* GIVEN DATA:
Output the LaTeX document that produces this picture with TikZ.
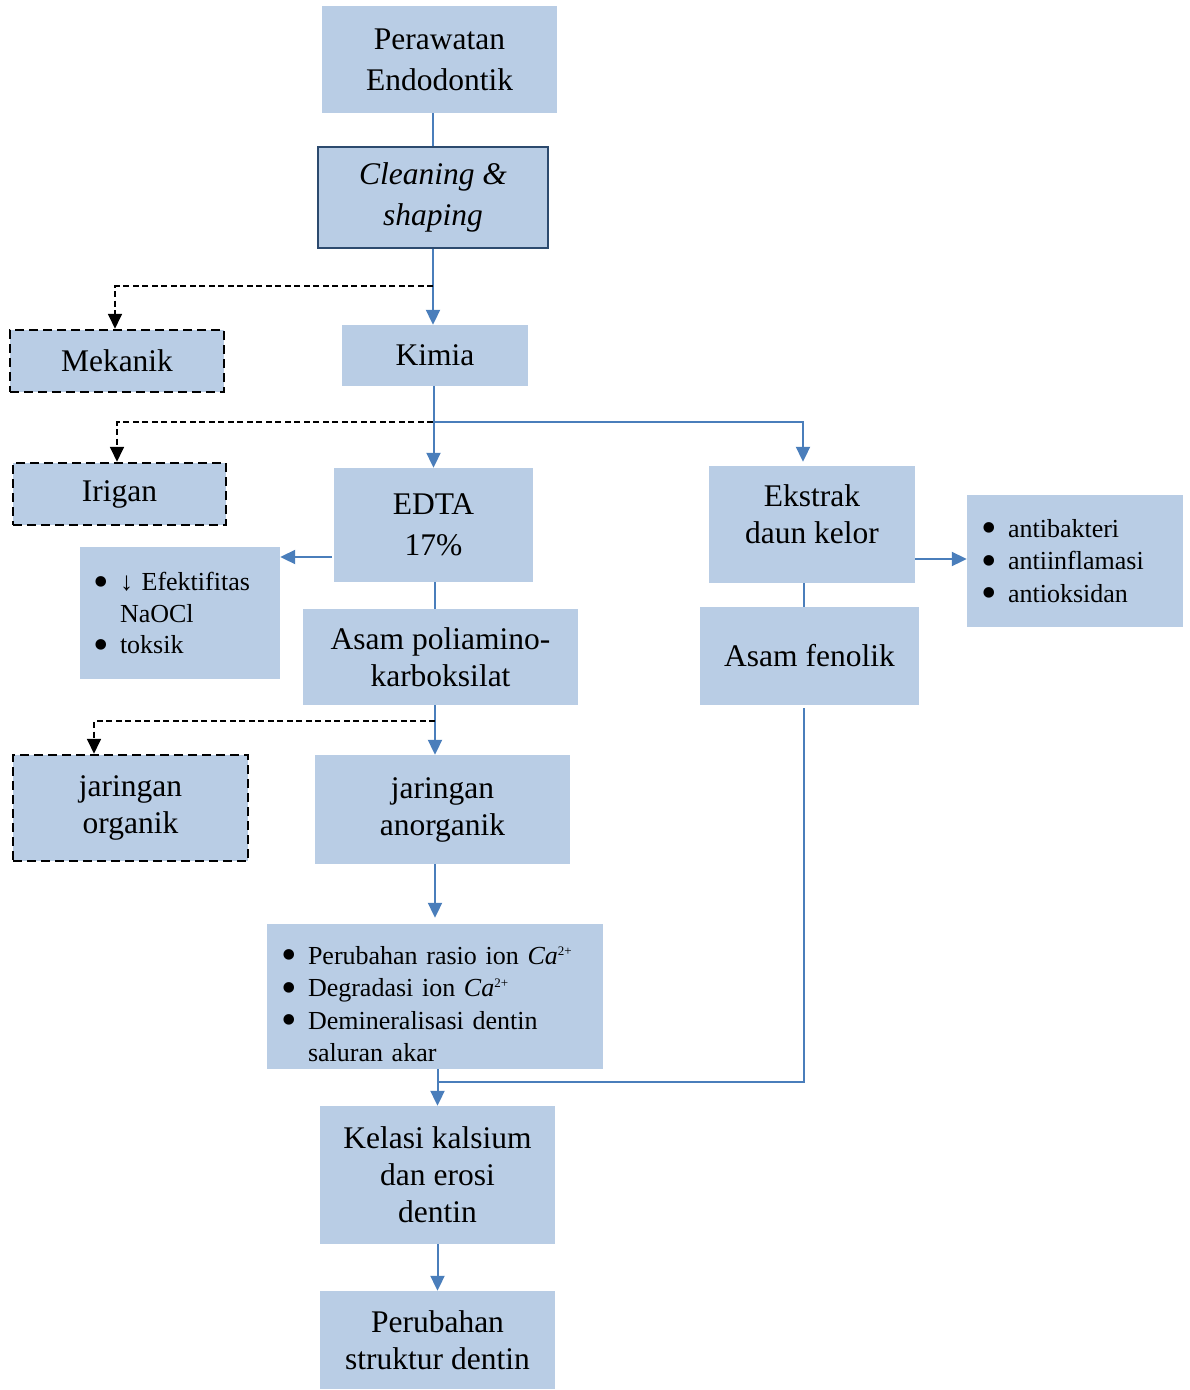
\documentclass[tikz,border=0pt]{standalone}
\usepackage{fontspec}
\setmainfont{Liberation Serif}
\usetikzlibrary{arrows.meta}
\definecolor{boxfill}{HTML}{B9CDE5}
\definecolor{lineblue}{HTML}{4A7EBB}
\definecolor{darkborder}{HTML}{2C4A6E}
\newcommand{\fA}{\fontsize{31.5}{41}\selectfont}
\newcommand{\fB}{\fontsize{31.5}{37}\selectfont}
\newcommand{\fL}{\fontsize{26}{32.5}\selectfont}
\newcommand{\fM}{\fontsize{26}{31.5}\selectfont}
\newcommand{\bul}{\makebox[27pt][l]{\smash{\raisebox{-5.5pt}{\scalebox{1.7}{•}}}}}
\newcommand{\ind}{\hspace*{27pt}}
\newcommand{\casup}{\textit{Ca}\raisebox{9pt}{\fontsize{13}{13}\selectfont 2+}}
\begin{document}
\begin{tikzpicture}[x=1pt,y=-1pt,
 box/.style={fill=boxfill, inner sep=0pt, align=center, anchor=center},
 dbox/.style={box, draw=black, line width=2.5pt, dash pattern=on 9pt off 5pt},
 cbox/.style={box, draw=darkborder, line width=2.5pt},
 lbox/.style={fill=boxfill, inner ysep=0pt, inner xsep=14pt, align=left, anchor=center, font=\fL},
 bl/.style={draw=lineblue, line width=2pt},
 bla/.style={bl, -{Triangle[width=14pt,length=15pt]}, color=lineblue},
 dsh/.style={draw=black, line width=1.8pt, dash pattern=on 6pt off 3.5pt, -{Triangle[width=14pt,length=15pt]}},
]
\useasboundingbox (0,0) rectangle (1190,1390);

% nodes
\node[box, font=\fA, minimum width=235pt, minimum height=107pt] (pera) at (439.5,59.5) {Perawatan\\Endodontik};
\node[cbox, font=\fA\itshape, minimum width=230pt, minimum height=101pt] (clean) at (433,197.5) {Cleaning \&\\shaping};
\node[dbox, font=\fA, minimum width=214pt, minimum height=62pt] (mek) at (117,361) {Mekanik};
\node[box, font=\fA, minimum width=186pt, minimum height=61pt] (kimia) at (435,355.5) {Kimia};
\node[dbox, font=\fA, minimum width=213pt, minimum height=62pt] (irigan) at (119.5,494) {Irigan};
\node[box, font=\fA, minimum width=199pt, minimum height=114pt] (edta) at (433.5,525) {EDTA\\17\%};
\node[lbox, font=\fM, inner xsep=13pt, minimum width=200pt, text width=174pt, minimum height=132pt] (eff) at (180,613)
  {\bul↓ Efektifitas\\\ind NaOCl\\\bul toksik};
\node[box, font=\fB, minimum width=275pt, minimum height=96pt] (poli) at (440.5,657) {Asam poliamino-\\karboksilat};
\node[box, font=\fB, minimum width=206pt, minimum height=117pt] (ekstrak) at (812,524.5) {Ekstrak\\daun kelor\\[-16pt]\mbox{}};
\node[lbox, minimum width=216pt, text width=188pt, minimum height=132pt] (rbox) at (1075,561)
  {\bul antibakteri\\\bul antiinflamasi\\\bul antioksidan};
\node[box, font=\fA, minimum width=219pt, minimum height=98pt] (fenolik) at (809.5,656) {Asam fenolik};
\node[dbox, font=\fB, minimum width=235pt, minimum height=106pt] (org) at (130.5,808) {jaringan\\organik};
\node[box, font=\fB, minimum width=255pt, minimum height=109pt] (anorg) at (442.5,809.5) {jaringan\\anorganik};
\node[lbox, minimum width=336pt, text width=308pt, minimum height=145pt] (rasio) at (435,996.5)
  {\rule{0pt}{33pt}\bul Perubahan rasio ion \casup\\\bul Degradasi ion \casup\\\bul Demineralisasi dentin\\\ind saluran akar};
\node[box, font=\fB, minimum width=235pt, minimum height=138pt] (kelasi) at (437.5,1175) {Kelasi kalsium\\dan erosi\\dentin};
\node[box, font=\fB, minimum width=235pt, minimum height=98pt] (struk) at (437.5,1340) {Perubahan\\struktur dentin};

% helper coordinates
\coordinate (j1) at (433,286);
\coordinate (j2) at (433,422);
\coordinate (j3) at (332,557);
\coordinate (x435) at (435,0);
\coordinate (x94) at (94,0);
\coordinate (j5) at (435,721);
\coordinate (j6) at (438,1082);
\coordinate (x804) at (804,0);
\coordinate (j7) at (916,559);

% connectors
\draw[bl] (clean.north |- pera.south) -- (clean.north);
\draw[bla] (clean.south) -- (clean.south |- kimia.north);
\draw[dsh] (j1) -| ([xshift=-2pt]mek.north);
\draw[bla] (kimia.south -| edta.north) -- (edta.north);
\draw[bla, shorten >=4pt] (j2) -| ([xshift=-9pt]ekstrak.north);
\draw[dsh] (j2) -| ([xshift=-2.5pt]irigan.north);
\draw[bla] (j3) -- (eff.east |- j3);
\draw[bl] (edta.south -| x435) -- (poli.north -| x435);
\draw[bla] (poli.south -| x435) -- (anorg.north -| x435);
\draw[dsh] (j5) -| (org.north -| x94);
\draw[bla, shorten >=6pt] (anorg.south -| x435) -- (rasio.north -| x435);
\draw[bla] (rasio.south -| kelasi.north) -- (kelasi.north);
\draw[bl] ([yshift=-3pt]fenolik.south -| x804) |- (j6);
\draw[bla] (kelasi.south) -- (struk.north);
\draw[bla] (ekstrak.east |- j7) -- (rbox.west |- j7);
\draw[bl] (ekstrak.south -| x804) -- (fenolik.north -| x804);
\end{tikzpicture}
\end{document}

* EXERCISE OBJECTIVE: Everything from the top line of the data down to and including the line with "(0,0) rectangle (1190,1390);" is to be copied, except the pictures.

* SOLUTION TO THIS PROBLEM:
Output the LaTeX document that produces this picture with TikZ.
\documentclass[tikz,border=0pt]{standalone}
\usepackage{fontspec}
\setmainfont{Liberation Serif}
\usetikzlibrary{arrows.meta}
\definecolor{boxfill}{HTML}{B9CDE5}
\definecolor{lineblue}{HTML}{4A7EBB}
\definecolor{darkborder}{HTML}{2C4A6E}
\newcommand{\fA}{\fontsize{31.5}{41}\selectfont}
\newcommand{\fB}{\fontsize{31.5}{37}\selectfont}
\newcommand{\fL}{\fontsize{26}{32.5}\selectfont}
\newcommand{\fM}{\fontsize{26}{31.5}\selectfont}
\newcommand{\bul}{\makebox[27pt][l]{\smash{\raisebox{-5.5pt}{\scalebox{1.7}{•}}}}}
\newcommand{\ind}{\hspace*{27pt}}
\newcommand{\casup}{\textit{Ca}\raisebox{9pt}{\fontsize{13}{13}\selectfont 2+}}
\begin{document}
\begin{tikzpicture}[x=1pt,y=-1pt,
 box/.style={fill=boxfill, inner sep=0pt, align=center, anchor=center},
 dbox/.style={box, draw=black, line width=2.5pt, dash pattern=on 9pt off 5pt},
 cbox/.style={box, draw=darkborder, line width=2.5pt},
 lbox/.style={fill=boxfill, inner ysep=0pt, inner xsep=14pt, align=left, anchor=center, font=\fL},
 bl/.style={draw=lineblue, line width=2pt},
 bla/.style={bl, -{Triangle[width=14pt,length=15pt]}, color=lineblue},
 dsh/.style={draw=black, line width=1.8pt, dash pattern=on 6pt off 3.5pt, -{Triangle[width=14pt,length=15pt]}},
]
\useasboundingbox (0,0) rectangle (1190,1390);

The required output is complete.